Optimal measurements for quantum fidelity between Gaussian states and its relevance to quantum metrology

Quantum fidelity is a measure to quantify the closeness between two quantum states. In an operational sense, it is defined as the minimal overlap between the probability distributions of measurement outcomes and the minimum is taken over all possible positive-operator valued measures (POVMs). Quantum fidelity has been investigated in various scientific fields, but the identification of associated optimal measurements has often been overlooked despite its great importance both for fundamental interest and practical purposes. We find here the optimal POVMs for quantum fidelity between multimode Gaussian states in a closed analytical form. Our general finding is applied for selected single-mode Gaussian states of particular interest and we identify three types of optimal measurements: an excitation-number-resolving detection, a projection onto the eigenbasis of operator $\widehat{x}\widehat{p}+\widehat{p}\widehat{x}$, and a quadrature variable detection, each of which corresponds to distinct types of single-mode Gaussian states. We also show the equivalence between optimal measurements for quantum fidelity and those for quantum parameter estimation when two arbitrary states are infinitesimally close.
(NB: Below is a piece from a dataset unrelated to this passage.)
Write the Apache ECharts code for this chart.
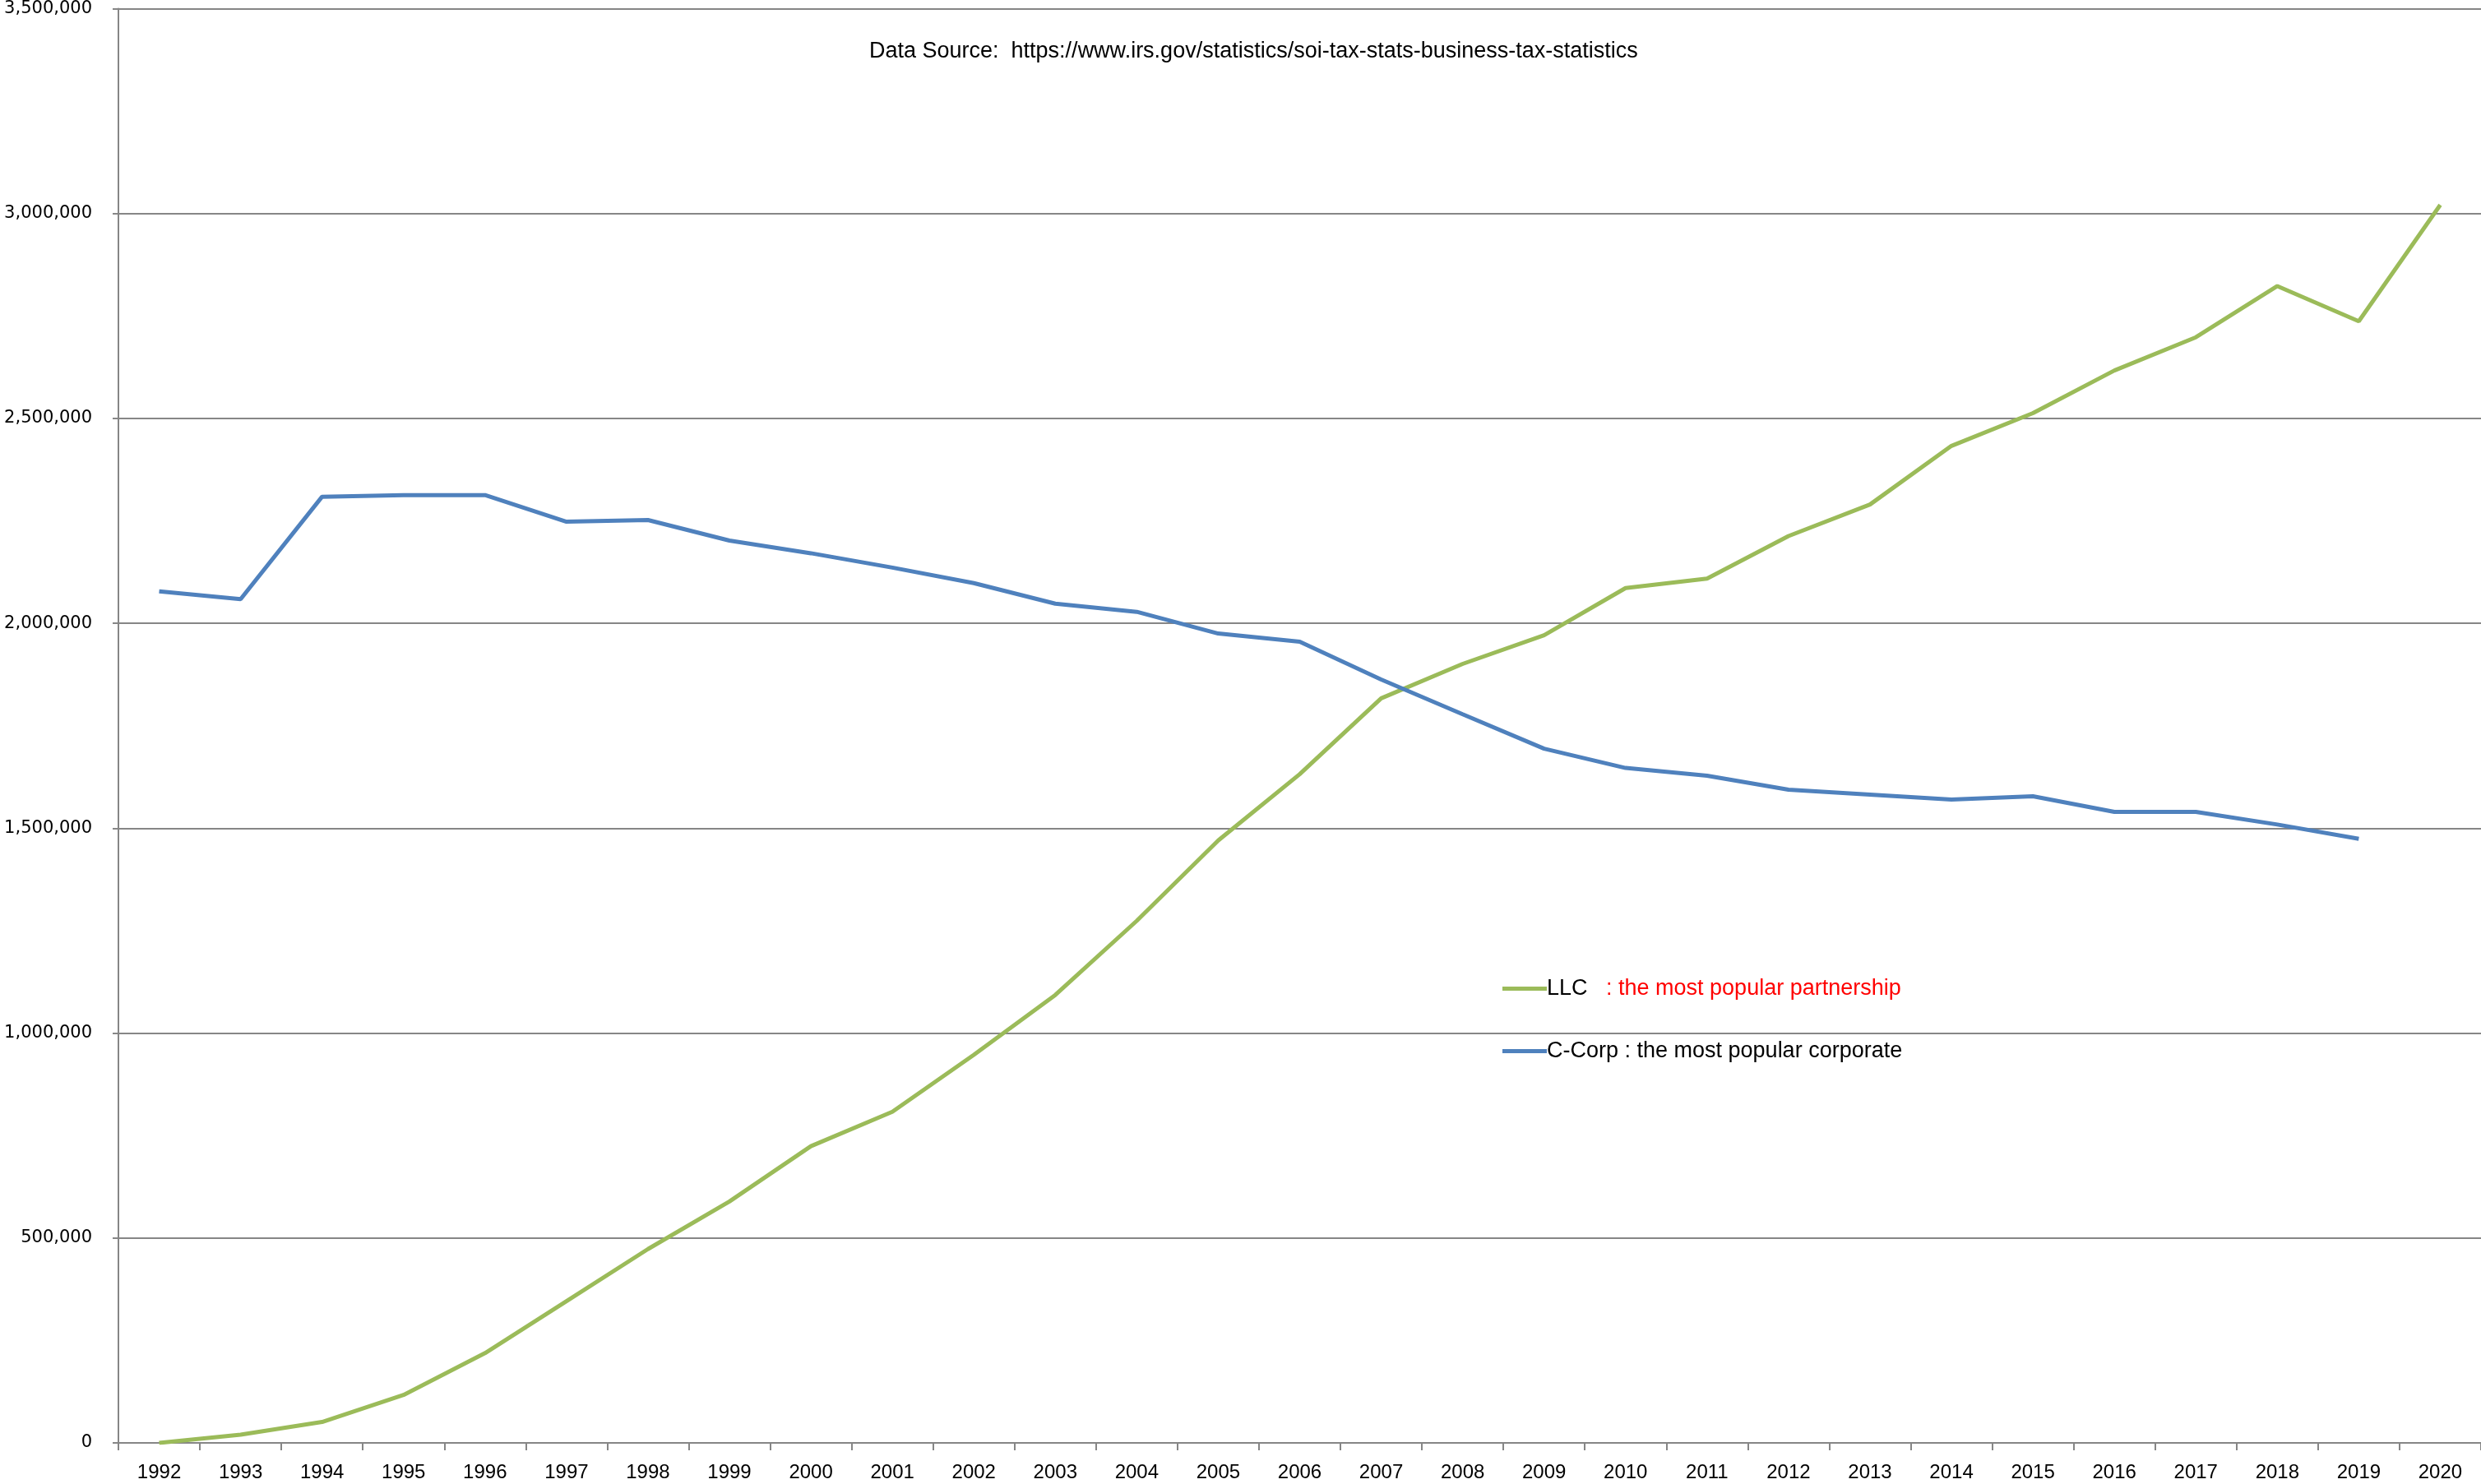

It is applied for simplifying the derivations of quantum Fisher information and the associated optimal measurements, exemplified by displacement, phase, squeezing, and loss parameter estimation using Gaussian states.

Figure 1

Quantum fidelity between two states ${\widehat{\rho }}_0$ and ${\widehat{\rho }}_1$ can be measured by the minimal overlap between the probability distributions $p_0\left(x\right)$ and $p_1\left(x\right)$, where the measurement outcomes $x$ are obtained by an optimally chosen POVM $\left\{{\widehat{E}}_x\right\}$.

Figure 2

Classification of optimal measurements as a function of $r_0$ and ${\overline{n}}_0$ for a given ${\overline{n}}_1$. The regions where type (i) and type (ii) are optimal are divided by the the black curves, at which type (iii) is optimal, also including the intersection point when the Gibbs matrices of the states are identical.